While this scenario is unrealistic and extreme, there are many iterations of this scenario that do play out in real life, with the results significant but not always dramatic enough to be noticed.
Example G: Cohorting stickiness
In this example, we have the opposite problem. We have the same stickiness ratio of 20%, but there is no user who has an individual stickiness of 20%.
That is, if we consider users 1 through 600 as their own cohort (Cohort A), they have a much higher stickiness ratio of 86.7%. On the other hand, if we consider the remaining users their own cohort, they have a much lower stickiness of 3.33%. As such, it would be insane to ignore this nuance and consider them together. The most strategic product decision would perhaps be to figure out what’s going right with Cohort A and divert efforts into acquiring more of those users in lieu of Cohort B.
Cohort A
Cohort B
In the end: It’s hard to standardize any metric
So what does teasing out this super popular stickiness calculation through various examples prove? I think it shows one-size-fits-all metrics like it are often lacking the accompanying qualifications or nuance to be useful. If you’re trying to track product success or wow potential investors with a single stickiness rate that has something like Example F’s data behind it, you’re essentially clinging to a vanity engagement metric.
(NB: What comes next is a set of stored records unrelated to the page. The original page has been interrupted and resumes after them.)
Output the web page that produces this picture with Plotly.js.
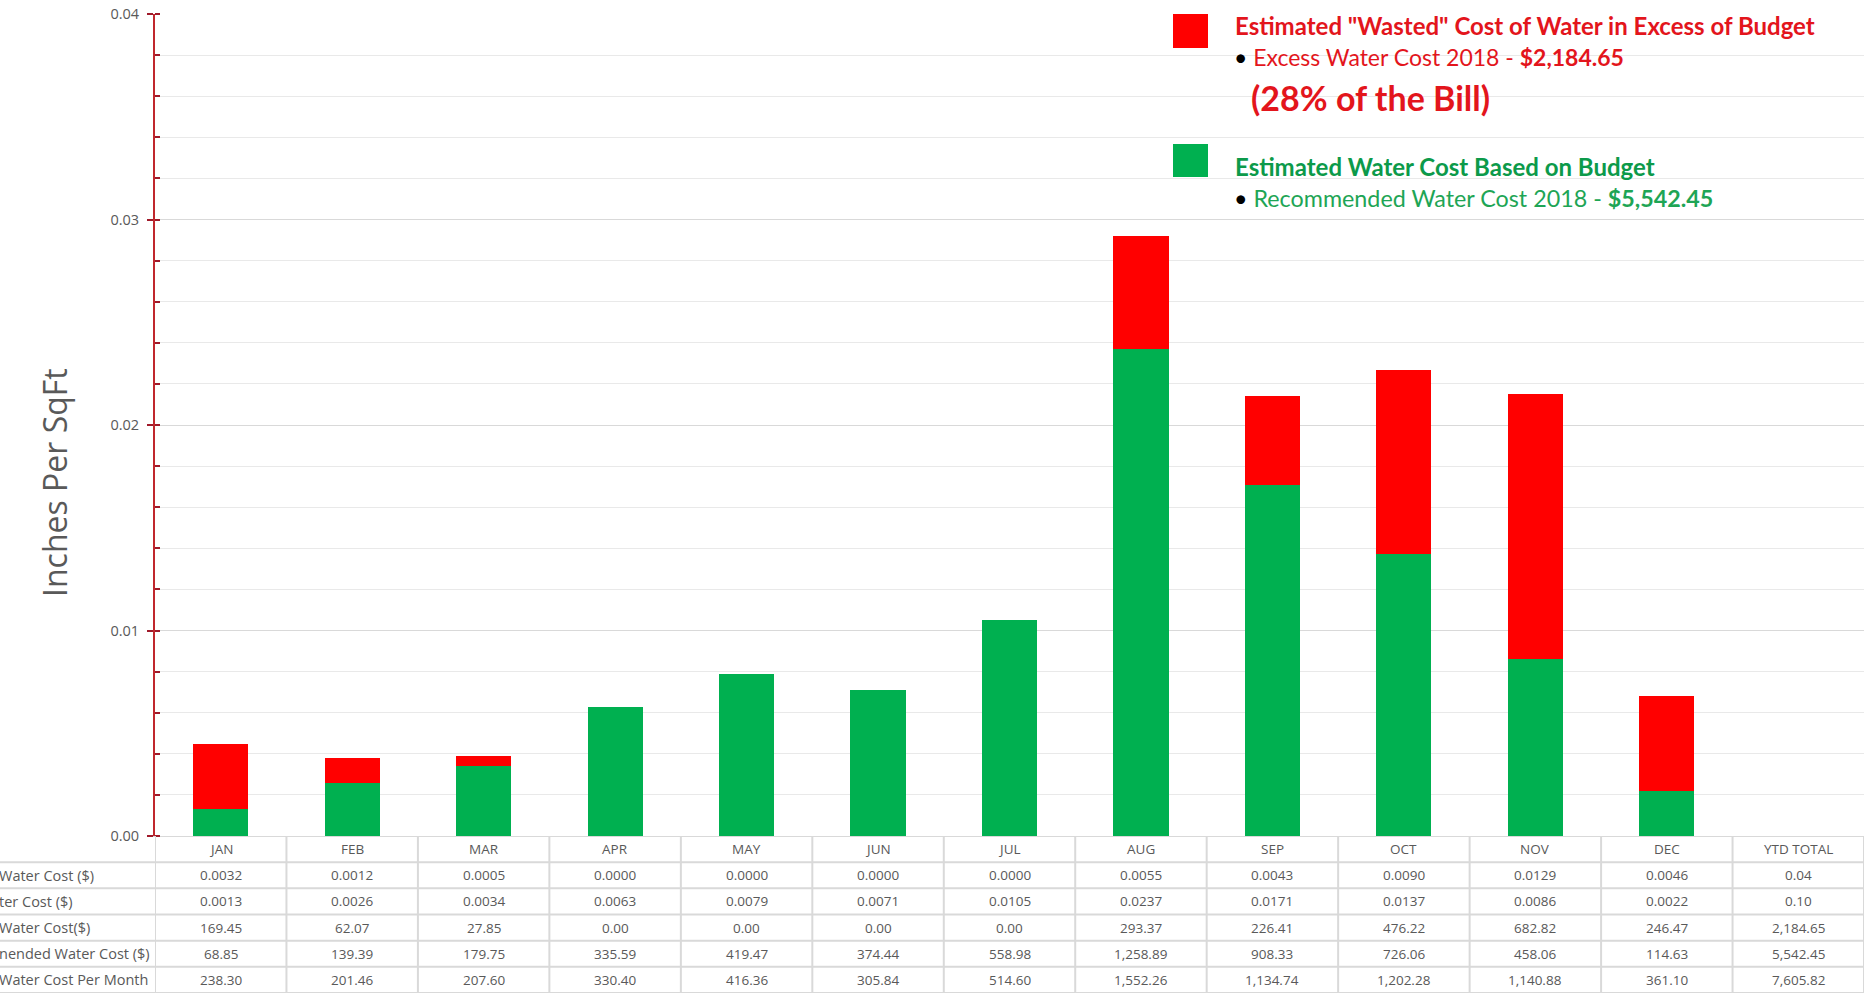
<!DOCTYPE html>
<html>
<head>
<meta charset="utf-8">
<script src="https://cdn.plot.ly/plotly-3.0.1.min.js"></script>
<style>html,body{margin:0;padding:0;background:#fff;}#chart{width:1870px;height:993px;}</style>
</head>
<body>
<div id="chart"></div>
<script>
// ---------- data ----------
const months = ['JAN','FEB','MAR','APR','MAY','JUN','JUL','AUG','SEP','OCT','NOV','DEC'];
const columns = months.concat(['YTD TOTAL']);
const excessInches = [0.0032,0.0012,0.0005,0.0000,0.0000,0.0000,0.0000,0.0055,0.0043,0.0090,0.0129,0.0046];
const budgetInches = [0.0013,0.0026,0.0034,0.0063,0.0079,0.0071,0.0105,0.0237,0.0171,0.0137,0.0086,0.0022];
const rowLabels = ['Water Cost ($)','ter Cost ($)','Water Cost($)','nended Water Cost ($)','Water Cost Per Month'];
const rowExcessInches = ['0.0032','0.0012','0.0005','0.0000','0.0000','0.0000','0.0000','0.0055','0.0043','0.0090','0.0129','0.0046','0.04'];
const rowBudgetInches = ['0.0013','0.0026','0.0034','0.0063','0.0079','0.0071','0.0105','0.0237','0.0171','0.0137','0.0086','0.0022','0.10'];
const rowExcessCost = ['169.45','62.07','27.85','0.00','0.00','0.00','0.00','293.37','226.41','476.22','682.82','246.47','2,184.65'];
const rowRecommendedCost = ['68.85','139.39','179.75','335.59','419.47','374.44','558.98','1,258.89','908.33','726.06','458.06','114.63','5,542.45'];
const rowTotalCost = ['238.30','201.46','207.60','330.40','416.36','305.84','514.60','1,552.26','1,134.74','1,202.28','1,140.88','361.10','7,605.82'];
const tableRows = [rowExcessInches, rowBudgetInches, rowExcessCost, rowRecommendedCost, rowTotalCost];
const yTickVals = [0, 0.01, 0.02, 0.03, 0.04];

// ---------- geometry ----------
const W = 1870, H = 993;
const M = {l:155, r:6, t:14, b:157};
const PW = W - M.l - M.r, PH = H - M.t - M.b;
const px = v => (v - M.l) / PW;          // pixel x -> paper
const py = v => (H - M.b - v) / PH;      // pixel y -> paper

const RED = '#ff0000', GREEN = '#00b050';
const TXT = '#595959', GRID = '#d9d9d9';
const FONT = 'Open Sans, Lato, sans-serif';
const LFONT = 'Lato, Open Sans, sans-serif';
const TFS = 13.5;

const traces = [
  {type:'bar', x: months, y: budgetInches, name:'Estimated Water Cost Based on Budget',
   marker:{color:GREEN}, width:0.42, hoverinfo:'x+y'},
  {type:'bar', x: months, y: excessInches, name:'Estimated "Wasted" Cost of Water in Excess of Budget',
   marker:{color:RED}, width:0.42, hoverinfo:'x+y'}
];

const shapes = [];
const annotations = [];

// table grid
const headerTop = H - M.b;             // 836
const rowH = (H - headerTop) / 6;
for (let i = 1; i <= 6; i++) {
  const yy = headerTop + i * rowH;
  shapes.push({type:'line', xref:'paper', yref:'paper', x0:px(0), x1:1, y0:py(yy), y1:py(yy),
    line:{color:GRID, width:2}});
}
for (let c = 0; c <= columns.length; c++) {
  shapes.push({type:'line', xref:'x', yref:'paper', x0:c - 0.5, x1:c - 0.5, y0:0, y1:py(H),
    line:{color:GRID, width:2}});
}
// header
columns.forEach((c) => {
  annotations.push({xref:'x', yref:'paper', x:c, y:py(headerTop + rowH/2), text:c, showarrow:false,
    xanchor:'center', yanchor:'middle', font:{family:FONT, size:TFS, color:TXT}});
});
// body
tableRows.forEach((row, r) => {
  const yc = py(headerTop + (r + 1.5) * rowH);
  annotations.push({xref:'paper', yref:'paper', x:px(-3), y:yc, text:rowLabels[r], showarrow:false,
    xanchor:'left', yanchor:'middle', font:{family:FONT, size:TFS + 1, color:TXT}});
  row.forEach((v, c) => {
    annotations.push({xref:'x', yref:'paper', x:columns[c], y:yc, text:v, showarrow:false,
      xanchor:'center', yanchor:'middle', font:{family:FONT, size:TFS, color:TXT}});
  });
});

// y title
annotations.push({xref:'paper', yref:'paper', x:px(54), y:py(483), text:'Inches Per SqFt', textangle:-90,
  showarrow:false, xanchor:'center', yanchor:'middle', font:{family:FONT, size:32, color:TXT}});

// custom legend
shapes.push({type:'rect', xref:'paper', yref:'paper', x0:px(1173), x1:px(1208), y0:py(48), y1:py(14),
  fillcolor:RED, line:{width:0}});
shapes.push({type:'rect', xref:'paper', yref:'paper', x0:px(1173), x1:px(1208), y0:py(177), y1:py(144),
  fillcolor:GREEN, line:{width:0}});
const legTxt = [
  {x:1233, y:26, text:'<b>Estimated "Wasted" Cost of Water in Excess of Budget</b>', size:24, color:'#e3151c'},
  {x:1232, y:57, text:'<span style="color:#000">•</span> Excess Water Cost 2018 - <b>$2,184.65</b>', size:23, color:'#e3151c'},
  {x:1249, y:97, text:'<b>(28% of the Bill)</b>', size:34, color:'#e3151c'},
  {x:1233, y:166, text:'<b>Estimated Water Cost Based on Budget</b>', size:24, color:'#0c9a4a'},
  {x:1232, y:198, text:'<span style="color:#000">•</span> Recommended Water Cost 2018 - <b>$5,542.45</b>', size:23.3, color:'#1ea555'}
];
legTxt.forEach(t => annotations.push({xref:'paper', yref:'paper', x:px(t.x), y:py(t.y), text:t.text,
  showarrow:false, xanchor:'left', yanchor:'middle', font:{family:LFONT, size:t.size, color:t.color}}));

const layout = {
  width: W, height: H,
  margin: M,
  paper_bgcolor:'#fff', plot_bgcolor:'#fff',
  barmode:'stack',
  showlegend:false,
  xaxis:{type:'category', categoryorder:'array', categoryarray:columns, range:[-0.5, columns.length - 0.5],
    showticklabels:false, ticks:'', showgrid:false, zeroline:false, showline:true, linecolor:GRID, linewidth:1, fixedrange:true},
  yaxis:{range:[0, 0.04], tickvals:yTickVals, tickformat:'.2f', showline:true, linecolor:'#c0272d', linewidth:2,
    ticks:'outside', ticklen:6, tickwidth:2, tickcolor:'#a01a2a', ticklabelstandoff:5,
    showgrid:true, gridcolor:GRID, gridwidth:1, zeroline:false,
    tickfont:{family:FONT, size:14.5, color:TXT},
    minor:{dtick:0.002, showgrid:true, gridcolor:'#e9e9e9', gridwidth:1, ticks:'inside', ticklen:5, tickcolor:'#a01a2a', tickwidth:2},
    fixedrange:true},
  shapes: shapes,
  annotations: annotations
};

Plotly.newPlot('chart', traces, layout, {displayModeBar:false, responsive:false});
</script>
</body>
</html>
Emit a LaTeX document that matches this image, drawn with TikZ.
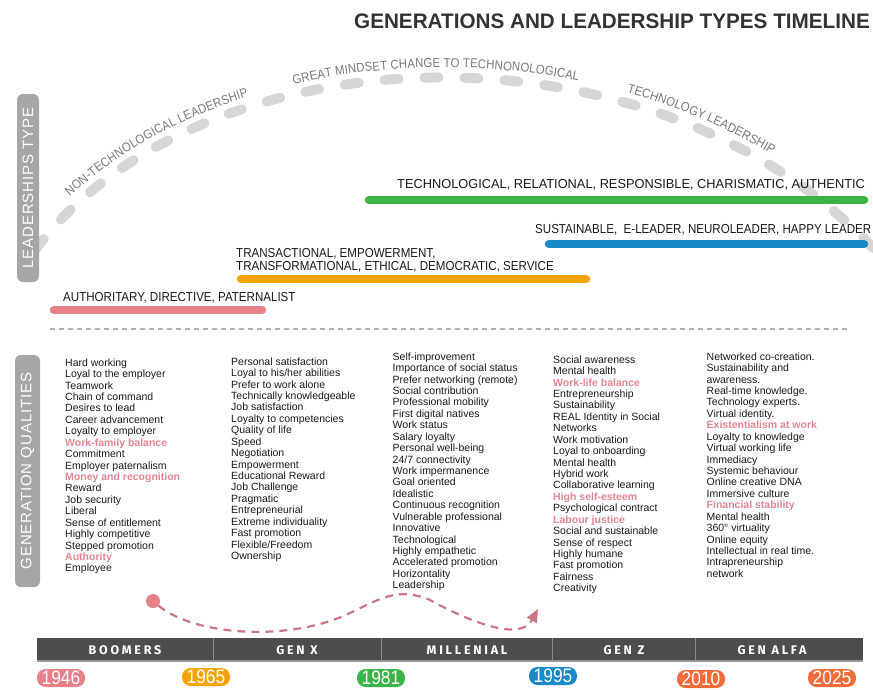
\documentclass[tikz,border=0pt]{standalone}
\usepackage{fontspec}
\setmainfont{Liberation Sans}
\newfontfamily\condfont[FakeStretch=0.89]{Liberation Sans}
\newfontfamily\widecondfont[FakeStretch=0.985]{Liberation Sans}
\newfontfamily\genfont[LetterSpace=22]{Fira Sans}
\newfontfamily\sidefont[LetterSpace=6]{Liberation Sans}
\usetikzlibrary{decorations.text, arrows.meta}

\definecolor{pinkc}{RGB}{232,128,138}
\definecolor{orangec}{RGB}{245,163,0}
\definecolor{greenc}{RGB}{59,181,74}
\definecolor{bluec}{RGB}{26,138,198}
\definecolor{redorc}{RGB}{242,107,58}
\definecolor{barc}{RGB}{77,77,77}
\definecolor{sidegray}{RGB}{166,166,166}
\definecolor{arcgray}{RGB}{214,214,214}
\definecolor{arctext}{RGB}{120,120,120}
\definecolor{qualpink}{RGB}{226,132,148}
\definecolor{titlegray}{RGB}{51,51,51}

\newcommand{\hilite}[1]{{\color{qualpink}\bfseries #1}}
\newcommand{\arcfont}{\color{arctext}\condfont\fontsize{12.8}{13}\selectfont}

\tikzset{
	bar/.style={line width=8.5pt, line cap=round},
	barlabel/.style={anchor=base west, inner sep=0pt, align=left, text=black!90, font=\condfont\fontsize{13}{13.3}\selectfont},
	quality/.style={anchor=north west, inner sep=0pt, align=left, text=black!90, font=\fontsize{10.5}{11.43}\selectfont},
	sidelabel/.style={rotate=90, fill=sidegray, text=white, rounded corners=6pt, inner sep=0pt, font=\sidefont\fontsize{15}{15}\selectfont},
	genname/.style={text=white, inner sep=0pt, font=\genfont\bfseries\fontsize{12.5}{12.5}\selectfont},
	yearbadge/.style={text=white, rounded corners=8.5pt, minimum width=48pt, minimum height=18pt, inner sep=0pt, font=\condfont\fontsize{19.5}{19.5}\selectfont},
	journey/.style={qualpink!90!black, line width=2.2pt, dash pattern=on 8pt off 6pt, -{Triangle[length=13pt, width=11pt]}}
}

\begin{document}
\begin{tikzpicture}[x=1pt, y=-1pt]
	\useasboundingbox (0,0) rectangle (873,689);

	\node[anchor=base east, inner sep=0pt, text=titlegray, font=\widecondfont\bfseries\fontsize{21}{21}\selectfont] (title) at (870,28) {GENERATIONS AND LEADERSHIP TYPES TIMELINE};

	% the big dashed arc and the words along it
	\coordinate (arcA) at (35,250);
	\coordinate (arcB) at (200,30);
	\coordinate (arcC) at (650,10);
	\coordinate (arcD) at (875,250);
	\draw[arcgray, line width=10pt, line cap=round, dash pattern=on 14pt off 26pt] (arcA) .. controls (arcB) and (arcC) .. (arcD);
	\path[decorate, decoration={text along path, raise=10pt, text align={left indent=62pt}, text={|\arcfont|NON-TECHNOLOGICAL LEADERSHIP}}] (arcA) .. controls (arcB) and (arcC) .. (arcD);
	\path[decorate, decoration={text along path, raise=10pt, text align={left indent=310pt}, text={|\arcfont|GREAT MINDSET CHANGE TO TECHNONOLOGICAL}}] (arcA) .. controls (arcB) and (arcC) .. (arcD);
	\path[decorate, decoration={text along path, raise=10pt, text align={left indent=642pt}, text={|\arcfont|TECHNOLOGY LEADERSHIP}}] (arcA) .. controls (arcB) and (arcC) .. (arcD);

	\node[sidelabel, minimum width=188pt, minimum height=22pt] (leadtype) at (28,188) {LEADERSHIPS TYPE};
	\node[sidelabel, minimum width=232pt, minimum height=25pt] (genqual) at (27.5,471) {GENERATION QUALITIES};

	% leadership bars
	\foreach \c/\xa/\xb/\y in {greenc/369/864/200, bluec/549/864/244, orangec/241/586/279, pinkc/54/262/310}
		\draw[bar, \c] (\xa,\y) -- (\xb,\y);
	\node[barlabel, font=\widecondfont\fontsize{13}{13}\selectfont] (ltech) at (397,188) {TECHNOLOGICAL, RELATIONAL, RESPONSIBLE, CHARISMATIC, AUTHENTIC};
	\node[barlabel] (lsust) at (535,233) {SUSTAINABLE,\ \ E-LEADER, NEUROLEADER, HAPPY LEADER};
	\node[barlabel] (ltrans) at (236,270.5) {TRANSACTIONAL, EMPOWERMENT,\\TRANSFORMATIONAL, ETHICAL, DEMOCRATIC, SERVICE};
	\node[barlabel] (lauth) at (63,301) {AUTHORITARY, DIRECTIVE, PATERNALIST};

	\draw[black!30, line width=1.2pt, dash pattern=on 5pt off 4pt] (50,329) -- (850,329);

	% qualities of each generation
	\node[quality] (qboomers) at (65,358.4) {Hard working\\Loyal to the employer\\Teamwork\\Chain of command\\Desires to lead\\Career advancement\\Loyalty to employer\\\hilite{Work-family balance}\\Commitment\\Employer paternalism\\\hilite{Money and recognition}\\Reward\\Job security\\Liberal\\Sense of entitlement\\Highly competitive\\Stepped promotion\\\hilite{Authority}\\Employee};
	\node[quality] (qgenx) at (231,357.4) {Personal satisfaction\\Loyal to his/her abilities\\Prefer to work alone\\Technically knowledgeable\\Job satisfaction\\Loyalty to competencies\\Quality of life\\Speed\\Negotiation\\Empowerment\\Educational Reward\\Job Challenge\\Pragmatic\\Entrepreneurial\\Extreme individuality\\Fast promotion\\Flexible/Freedom\\Ownership};
	\node[quality] (qmillenial) at (392.5,352.4) {Self-improvement\\Importance of social status\\Prefer networking (remote)\\Social contribution\\Professional mobility\\First digital natives\\Work status\\Salary loyalty\\Personal well-being\\24/7 connectivity\\Work impermanence\\Goal oriented\\Idealistic\\Continuous recognition\\Vulnerable professional\\Innovative\\Technological\\Highly empathetic\\Accelerated promotion\\Horizontality\\Leadership};
	\node[quality] (qgenz) at (553,355.4) {Social awareness\\Mental health\\\hilite{Work-life balance}\\Entrepreneurship\\Sustainability\\REAL Identity in Social\\Networks\\Work motivation\\Loyal to onboarding\\Mental health\\Hybrid work\\Collaborative learning\\\hilite{High self-esteem}\\Psychological contract\\\hilite{Labour justice}\\Social and sustainable\\Sense of respect\\Highly humane\\Fast promotion\\Fairness\\Creativity};
	\node[quality] (qalfa) at (706.5,352.4) {Networked co-creation.\\Sustainability and\\awareness.\\Real-time knowledge.\\Technology experts.\\Virtual identity.\\\hilite{Existentialism at work}\\Loyalty to knowledge\\Virtual working life\\Immediacy\\Systemic behaviour\\Online creative DNA\\Immersive culture\\\hilite{Financial stability}\\Mental health\\360° virtuality\\Online equity\\Intellectual in real time.\\Intrapreneurship\\network};

	% wavy arrow
	\node[circle, fill=pinkc, minimum size=14pt, inner sep=0pt] (startdot) at (153,601) {};
	\coordinate (journeyend) at (538,609);
	\draw[journey] (startdot) .. controls (195,636) and (290,642) .. (350,613) .. controls (383,597) and (398,588) .. (428,599) .. controls (470,622) and (520,642) .. (journeyend);

	% generations band
	\fill[barc] (37,638) rectangle (863,662);
	\draw[black!40, line width=1.5pt] (37,661.2) -- (863,661.2);
	\foreach \x in {213,381,552,695}
		\draw[black!45] (\x,638) -- (\x,661);
	\foreach \n/\x/\t in {boomers/125/BOOMERS, genx/297/GEN X, millenial/467/MILLENIAL, genz/624/GEN Z, genalfa/772/GEN ALFA}
		\node[genname] (\n) at (\x,650) {\t};

	\foreach \x/\y/\c/\t in {61/678/pinkc/1946, 206/677/orangec/1965, 381/678/greenc/1981, 553/676/bluec/1995, 701/679/redorc/2010, 832/678/redorc/2025}
		\node[yearbadge, fill=\c] (y\t) at (\x,\y) {\t};
\end{tikzpicture}
\end{document}
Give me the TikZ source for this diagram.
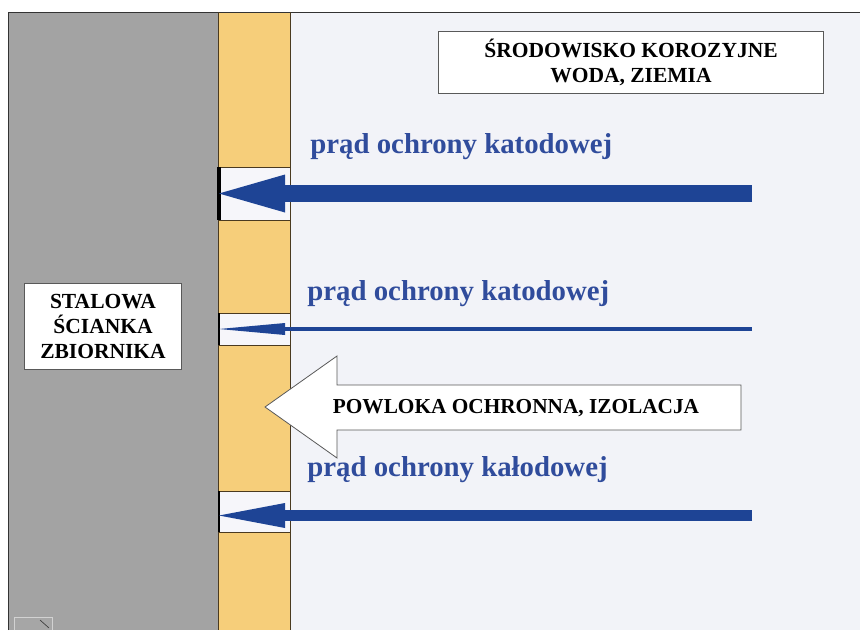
\documentclass[tikz,border=0pt]{standalone}
\usepackage{fontspec}
\setmainfont{Liberation Serif}
\usetikzlibrary{arrows.meta}
\definecolor{steelgray}{HTML}{A3A3A3}
\definecolor{coating}{HTML}{F6CE7A}
\definecolor{edgebrown}{HTML}{4A3A20}
\definecolor{bgblue}{HTML}{F2F3F8}
\definecolor{gapwhite}{HTML}{F6F6FA}
\definecolor{arrowblue}{HTML}{1E4495}
\definecolor{textblue}{HTML}{304C9C}
\begin{document}
\begin{tikzpicture}[x=1pt,y=-1pt,thick,
  label box/.style={draw=black!65,fill=white,line width=0.8pt,align=center,inner sep=0pt,font=\bfseries\fontsize{21.5}{25}\selectfont},
  current text/.style={anchor=base west,inner sep=0pt,text=textblue,font=\bfseries\fontsize{28.8}{34}\selectfont},
  gap box/.style={draw=edgebrown,line width=0.8pt,fill=gapwhite},
  cathode/.style={draw=arrowblue,line cap=butt}]

                    \useasboundingbox (0,0) rectangle (860,630);
                    \fill[white] (0,0) rectangle (860,630);
                    \fill[bgblue] (290,12) rectangle (860,630);
                    \fill[steelgray] (8,12) rectangle (218,630);
                    \fill[coating] (218,12) rectangle (290,630);
                    \draw[line width=0.8pt,black!80] (8,630) -- (8,12) -- (860,12);
                    \draw[line width=1pt,edgebrown] (218,12) -- (218,630) (290,12) -- (290,630);
                    \fill[gray!70] (14,617) rectangle (52,630);
                    \draw[gray!35,line width=0.6pt] (14,630) -- (14,617) -- (52,617) -- (52,630);
                    \draw[gray!40!black,line width=0.6pt] (40,620) -- (49,628);

                    \draw[gap box] (218,167) rectangle (290,220);
                    \draw[gap box] (218,313) rectangle (290,345);
                    \draw[gap box] (218,491) rectangle (290,532);
                    \draw[line width=3.5pt] (219,167) -- (219,220);
                    \draw[line width=2pt] (219,313) -- (219,345);
                    \draw[line width=2pt] (219,491) -- (219,532);

                    \coordinate (s1) at (752,193.5);
                    \coordinate (w1) at (219,193.5);
                    \coordinate (s2) at (752,329);
                    \coordinate (w2) at (219,329);
                    \coordinate (s3) at (752,515.5);
                    \coordinate (w3) at (219,515.5);

                    \path (s1) edge[cathode,line width=17pt,-{Triangle[length=66pt,width=38pt,line width=0pt]}] (w1);
                    \path (s2) edge[cathode,line width=4.5pt,-{Triangle[length=66pt,width=12pt,line width=0pt]}] (w2);
                    \path (s3) edge[cathode,line width=11pt,-{Triangle[length=66pt,width=25pt,line width=0pt]}] (w3);

                    \draw[draw=gray!70!black,fill=white,line width=0.8pt] (265,407) -- (337,356) -- (337,385) -- (741,385) -- (741,430) -- (337,430) -- (337,458) -- cycle;
                    \node[font=\bfseries\fontsize{21.3}{25}\selectfont,inner sep=0pt] at (516,408) (coat) {POWLOKA OCHRONNA, IZOLACJA};

                    \node[label box,minimum width=385pt,minimum height=62pt] at (631,62) (env) {ŚRODOWISKO KOROZYJNE\\WODA, ZIEMIA};
                    \node[label box,minimum width=157pt,minimum height=86pt] at (103,326) (wall) {STALOWA\\ŚCIANKA\\ZBIORNIKA};

                    \node[current text] at (310,153) (lbl1) {prąd ochrony katodowej};
                    \node[current text] at (307,300) (lbl2) {prąd ochrony katodowej};
                    \node[current text] at (307,476) (lbl3) {prąd ochrony kałodowej};
                \end{tikzpicture}
\end{document}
Now, does that mean DAU/MAU
can’t make sense to provide actionable insights? Of course not. The key is to strive to dive deep and wide enough into your raw engagement data to get the fullest and clearest picture of stickiness you can. And when that’s not possible, using multiple metrics or adding qualifiers to your single stickiness metric of truth (i.e., how few users you’re measuring or what external factors are influencing those users at different times) can help you tell a fuller data story.